If you’re watching your blood sugar, how food is cooked can change how quickly it spikes your glucose. Air frying appears to increase the amount of resistant starch in potatoes compared to baking or deep frying. Resistant starch passes through your digestive system more slowly, which means a gentler rise in blood sugar. Research published in the International Journal of Food Science and Technology found that air-fried potatoes made with sunflower or olive oil had lower estimated glycemic index values than deep-fried or baked potatoes.

There’s limited direct comparison between air-fried and microwaved potatoes on glycemic response. Microwaving with a small amount of added fat likely falls somewhere in the middle, but the data simply isn’t there yet.

Safety of the Appliances Themselves

Both appliances come with material safety considerations that have nothing to do with the food itself.

Most air fryer baskets use a nonstick coating. At normal cooking temperatures, these coatings can release low levels of gases and chemical compounds. Some studies have detected traces of processing chemicals in the fumes released from nonstick cookware during regular use. The risk increases if the coating is scratched or if you preheat an empty basket to very high temperatures. Ceramic-coated or stainless steel air fryer baskets avoid this issue entirely.

Microwaves pose a different material risk: chemical migration from plastic containers. When plastic containers are heated, plasticizers can leach into food. One study found that phthalate concentrations in water heated in plastic containers reached up to 7.5 μg/L, and the migration increased both with temperature and with repeated use of the same container. The fix is simple: use glass or ceramic containers in the microwave, never plastic, even if it’s labeled “microwave safe.”

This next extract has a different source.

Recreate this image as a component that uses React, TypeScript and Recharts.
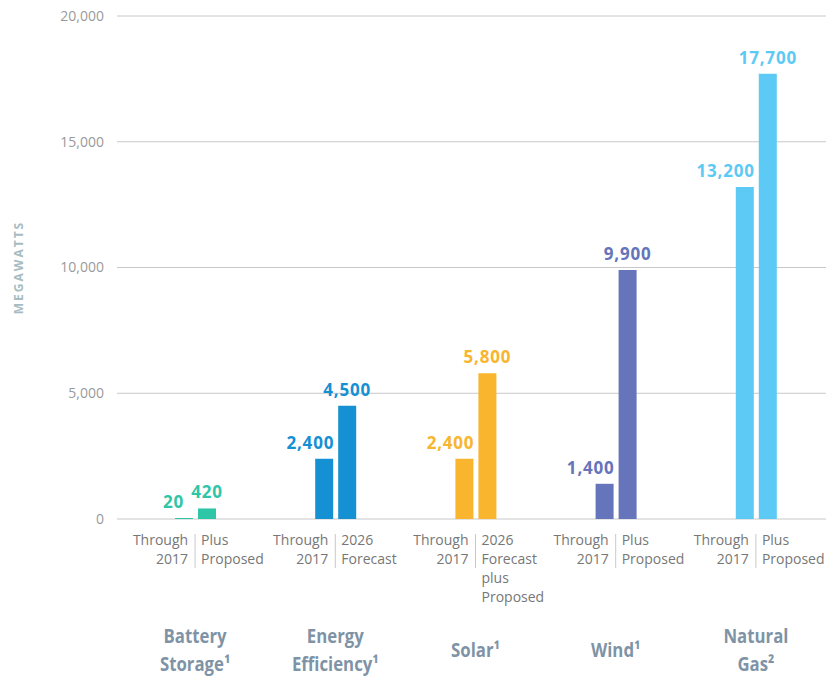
import React from 'react';
import { BarChart, Bar, XAxis, YAxis, CartesianGrid, Cell, LabelList, Label } from 'recharts';

const categories = ['Battery Storage', 'Energy Efficiency', 'Solar', 'Wind', 'Natural Gas'];
const categoryLines = [
  ['Battery', 'Storage¹'],
  ['Energy', 'Efficiency¹'],
  ['Solar¹'],
  ['Wind¹'],
  ['Natural', 'Gas²'],
];
const through2017 = [20, 2400, 2400, 1400, 13200];
const projected = [420, 4500, 5800, 9900, 17700];
const firstSubLabels = [
  ['Through', '2017'],
  ['Through', '2017'],
  ['Through', '2017'],
  ['Through', '2017'],
  ['Through', '2017'],
];
const secondSubLabels = [
  ['Plus', 'Proposed'],
  ['2026', 'Forecast'],
  ['2026', 'Forecast', 'plus', 'Proposed'],
  ['Plus', 'Proposed'],
  ['Plus', 'Proposed'],
];
const colors = ['#2fc6a8', '#1590d3', '#f8b52d', '#6574bb', '#5dc9f5'];
const yTicks = [0, 5000, 10000, 15000, 20000];

const data = categories.map((name, i) => ({
  name,
  through: through2017[i],
  projected: projected[i],
}));

const fmt = (v: number) => v.toLocaleString('en-US');

const sans = '"Open Sans", "Noto Sans", sans-serif';

// plot height in px over the 0..20000 domain, used to tell when the two value labels would collide
const PX_PER_UNIT = 503 / 20000;

function ValueLabel(props: any) {
  const { x, y, width, value, index, first } = props;
  let tx = first ? x + width + 1 : x + width / 2;
  if (first && (projected[index] - through2017[index]) * PX_PER_UNIT < 16) tx -= 10;
  return (
    <text
      x={tx}
      y={y - 10}
      textAnchor={first ? 'end' : 'middle'}
      fill={colors[index]}
      fontFamily={sans}
      fontWeight={700}
      fontSize={17}
      letterSpacing={0.8}
    >
      {fmt(value)}
    </text>
  );
}

function CategoryTick(props: any) {
  const { x, y, payload } = props;
  const i = payload.index;
  const name = categoryLines[i];
  const nameTop = y + 138 - (name.length - 1) * 14;
  return (
    <g>
      <line x1={x} x2={x} y1={y + 15} y2={y + 49} stroke="#c9c9c9" strokeWidth={1} />
      <text textAnchor="end" fill="#777" fontFamily={sans} fontSize={14}>
        {firstSubLabels[i].map((t, k) => (
          <tspan key={k} x={x - 7} y={y + 26 + k * 19}>
            {t}
          </tspan>
        ))}
      </text>
      <text textAnchor="start" fill="#777" fontFamily={sans} fontSize={14}>
        {secondSubLabels[i].map((t, k) => (
          <tspan key={k} x={x + 6} y={y + 26 + k * 19}>
            {t}
          </tspan>
        ))}
      </text>
      {name.map((t, k) => (
        <g key={k} transform={`translate(${x},0) scale(0.84,1)`}>
          <text
            x={0}
            y={nameTop + k * 28}
            textAnchor="middle"
            fill="#7f93a6"
            fontFamily={sans}
            fontWeight={700}
            fontSize={20}
          >
            {t}
          </text>
        </g>
      ))}
    </g>
  );
}

export default function App() {
  return (
    <div style={{ position: 'absolute', left: 0, top: 0, width: 826, height: 681, background: '#fff' }}>
      <BarChart
        width={826}
        height={681}
        data={data}
        margin={{ top: 16, right: 0, bottom: 0, left: 0 }}
        barSize={18}
        barGap={5}
      >
        <CartesianGrid vertical={false} stroke="#c8c8c8" strokeWidth={1} />
        <XAxis
          dataKey="name"
          axisLine={false}
          tickLine={false}
          tickSize={0}
          tickMargin={0}
          height={162}
          padding={{ left: 8, right: 0 }}
          interval={0}
          tick={<CategoryTick />}
        />
        <YAxis
          width={117}
          domain={[0, 20000]}
          ticks={yTicks}
          axisLine={false}
          tickLine={false}
          tickSize={0}
          tickMargin={13}
          tickFormatter={fmt}
          tick={{ fill: '#9a9a9a', fontSize: 14, fontFamily: sans }}
        >
          <Label
            value="MEGAWATTS"
            angle={-90}
            position="insideLeft"
            offset={19}
            style={{
              fill: '#a7bcc1',
              fontSize: 12,
              fontWeight: 700,
              letterSpacing: 2,
              fontFamily: sans,
              textAnchor: 'middle',
            }}
          />
        </YAxis>
        <Bar dataKey="through" isAnimationActive={false} minPointSize={1}>
          {data.map((_, i) => (
            <Cell key={i} fill={colors[i]} />
          ))}
          <LabelList dataKey="through" content={<ValueLabel first />} />
        </Bar>
        <Bar dataKey="projected" isAnimationActive={false}>
          {data.map((_, i) => (
            <Cell key={i} fill={colors[i]} />
          ))}
          <LabelList dataKey="projected" content={<ValueLabel />} />
        </Bar>
      </BarChart>
    </div>
  );
}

Energy Use and Cooking Time

Microwaves are faster and use less energy for most tasks. A typical microwave runs at 800 to 1,000 watts and finishes reheating in one to five minutes. Air fryers draw 1,200 to 1,800 watts, need a few minutes to preheat, and cook for 10 to 25 minutes depending on the food. For simple reheating or defrosting, the microwave is more efficient by a wide margin. The air fryer only makes sense when you want texture that a microwave can’t deliver.

Which to Use and When

The healthiest approach is to use both for what they’re best at. The microwave is the better choice for reheating meals, steaming vegetables, and defrosting, all situations where speed preserves nutrients and you don’t need browning. The air fryer is the better choice when you’d otherwise reach for a frying pan or deep fryer, giving you crispy results with minimal oil and lower HCA formation than pan frying.

If you’re cooking meat regularly, the air fryer at moderate temperatures (around 160°C to 180°C) produces fewer harmful compounds than most other dry-heat methods. If you’re reheating meat, the microwave is convenient but generates more cholesterol oxidation products than stovetop reheating. For starchy foods like potatoes, the air fryer creates some acrylamide that the microwave wouldn’t, but soaking your potatoes for 15 to 30 minutes before cooking cuts those levels meaningfully.

The biggest controllable risk with either appliance isn’t the cooking method itself. It’s the materials touching your food. Use glass in the microwave, replace scratched air fryer baskets, and both appliances are safe tools that complement each other well.